Ik leef het materiaal bij elkaar voor mijn volgende boek, “de week waarin meneer Yezerskiy zijn bed niet zag”. Alsof het nog niet moeilijk genoeg is om verschillende sollicitaties te combineren met een interimjobje op de luchthaven, heb ik ook me ook opgegeven om het internationaal documentairefestival Docville te verslaan voor Cutting Edge. Cutting Edge is een mooie website vol kwalitatief hoogstaande artikels over cultuur en media, maar heeft er vooral voor gezorgd dat ik een groot aantal voorstellingen gratis mocht bijwonen. Gezien mijn obsessie met non-fictie, zou ik wel gek zijn om dit aanbod af te slaan.

Mijn voorbeschouwing en recensies kan je hier lezen. (Update: kijk bij de comments van dit bericht.)

Zelf ben ik niet altijd even tevreden over de literaire kwaliteit van deze tekstjes, maar zoals ik al zei: er was niet meteen tijd op overschot. Ik schrijf behoorlijk snel, maar hérschrijf verschrikkelijk traag, zodat het soms een hele tijd duurt voor ik mezelf tevreden kan stellen.

Ach, het belangrijkste blijft dat ik me fantastisch heb geamuseerd. Morgen bezoek ik nog de slotavond in het gezelschap van filmkenner Rötelbaum en daarna wacht me eindelijk weer het zwarte gat.

(Oh ja: u hoeft niet te googlen, het citaat hierboven komt van Dziga Vertov.)

Op weg naar Woodward

Vandaag: solliciteren bij Het Nieuwsblad. Een kans om redacteur te worden laat ik niet zomaar schieten, dus stuurde ik mijn kat naar de schriftelijke proef van Wifebeaters on Wheels en haastte me naar Groot-Bijgaarden. Daar een lang niet onaardige test afgelegd, maar er waren nogal veel gegadigden voor dat ene plaatsje. Waarschijnlijk kan ik het dus wel schudden, maar dat zijn zorgen voor later.
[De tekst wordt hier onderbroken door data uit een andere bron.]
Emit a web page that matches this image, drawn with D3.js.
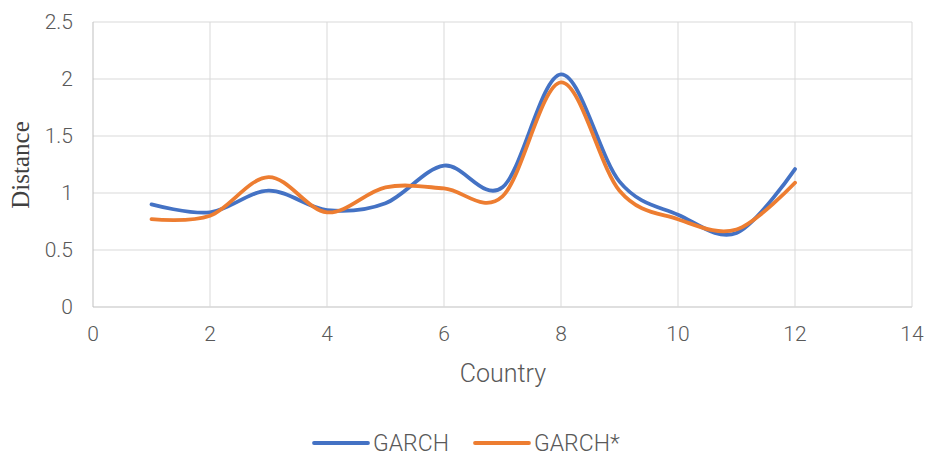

In afwachting ben ik eindredacteur geworden bij Cutting Edge. Dat is een mooie website vol kwalitatief hoogstaande artikels over cultuur en media, zoals ik zal verkondigen aan iedereen die me vraagt waar ik tegenwoordig zoal mee bezig ben.

Het is nog geen Hofland of Woodward, maar we komen er wel.